Buy-to-let nightmares you haven't considered

One in ten landlords suffer anxiety over their property - we reveal the major headaches

Updated: 
house cloud in hand

The buy-to-let dream is an easy one to love. We all like the idea of buying somewhere cheap and easy to maintain, letting it out to lovely tenants who stay for as many years as we want them, and watching the money roll in. The reality, however, can be very different - and can leave investors financially and emotionally far worse off.

A study by international tenancy and property management company, London Shared, has revealed that a third of landlords who look after their own property say it is far more stressful than they had imagined.

There are endless day-to-day niggles, as three quarters of renters don't understand their responsibilities - so call up with all kinds of requests and complaints. Over a third have had calls in the middle of the night - with problems ranging from blocked drains to lost keys and even a dud light bulb.

Landlords spend an average of 11 hours a month managing their properties and 83% of them spend up to £5,000 a year on repairs.

Paid late

And it's not just repairs and maintenance, some 40% of landlords say they have been paid late too. Of those who received the rent late, a fifth ended up defaulting on their own bills as a result, one in ten are unable to pay off their debts, and 6% had to take their children out of school as a result. One in five of them ended up going to court to get money owed to them by tenants.

Tenants don't just pay late, they cause a variety of other problems too. A quarter of landlords have had to serve notice on their tenants at some point. Most of this was for rent arrears, but 44% cited damage to the property, 24% inappropriate behaviour, 18% subletting without consent, and 11% using the property for illegal purposes.

To make matters worse, even after eviction 44% of tenants refused to leave - so it took 6-8 weeks to get them out, putting even more financial pressure on the landlord.

One in ten landlords end up anxious as a result of all the hassle.

Legal

Even when the tenants are perfectly well behaved, there's a shocking amount of red tape to deal with. Just under half of all landlords said the regulations changed so frequently that they weren't entirely certain what their current responsibilities were when it came to repairs.

Jake Willis, Co-founder of London Shared, said: "The role of a landlord can be a full time job but eight in 10 (81%) of British landlords are juggling a second job to make ends meet. Many property owners do not realise the amount of money, time and care required to be a landlord and as a result they feel constantly under a huge amount of pressure."

He suggested five tips to help landlords stay on top of their investment:

1. Check the law
As a bare minimum you need to have a valid gas safety certificate in place, smoke alarms on every level and a carbon monoxide alarm by the boiler and kitchen (if you have gas appliances), but it's important to check legislation for anything relating to the specific type of property you are letting out.

2. Use correct contracts
You need a legal document, and to follow all the rules relating to it. Willis uses the example of an Assured Shorthold Tenancy Agreement: you need to register the deposit within 30 days, and give tenants prescribed information regarding their deposit. You also need to give certain notices when terminating an agreement.

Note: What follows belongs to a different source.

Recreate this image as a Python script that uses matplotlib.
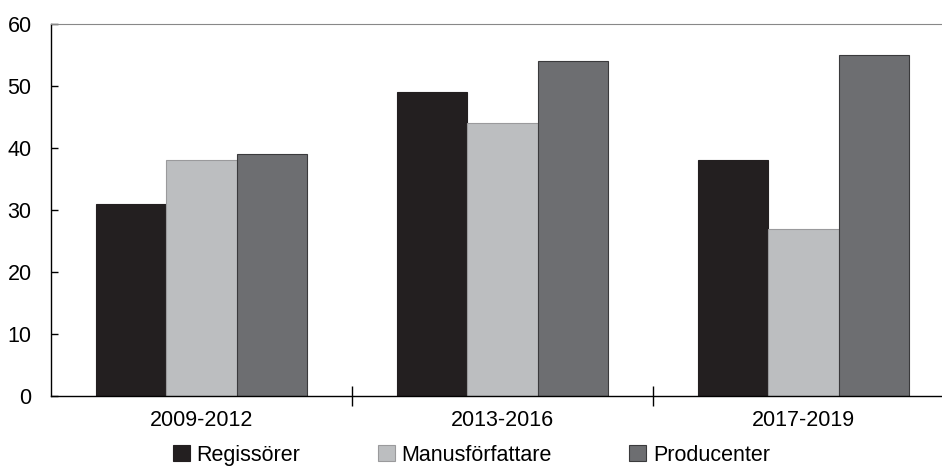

3. Vet your tenants properly
Regardless of the checks you undertake, you can never know for certain that you have chosen the right tenant but you should at least check them as much as you can to minimise your risk.

4. Have a contingency plan
Willis says that failing to leave yourself with some emergency funds to cover vacancy is a huge error. You should always have money aside to cover the mortgage in case finding tenants becomes difficult.

5. Fix things properly the first time
It is very easy to fall into the trap of thinking that if you skimp on certain things you will save money however, ultimately this can come back to haunt you.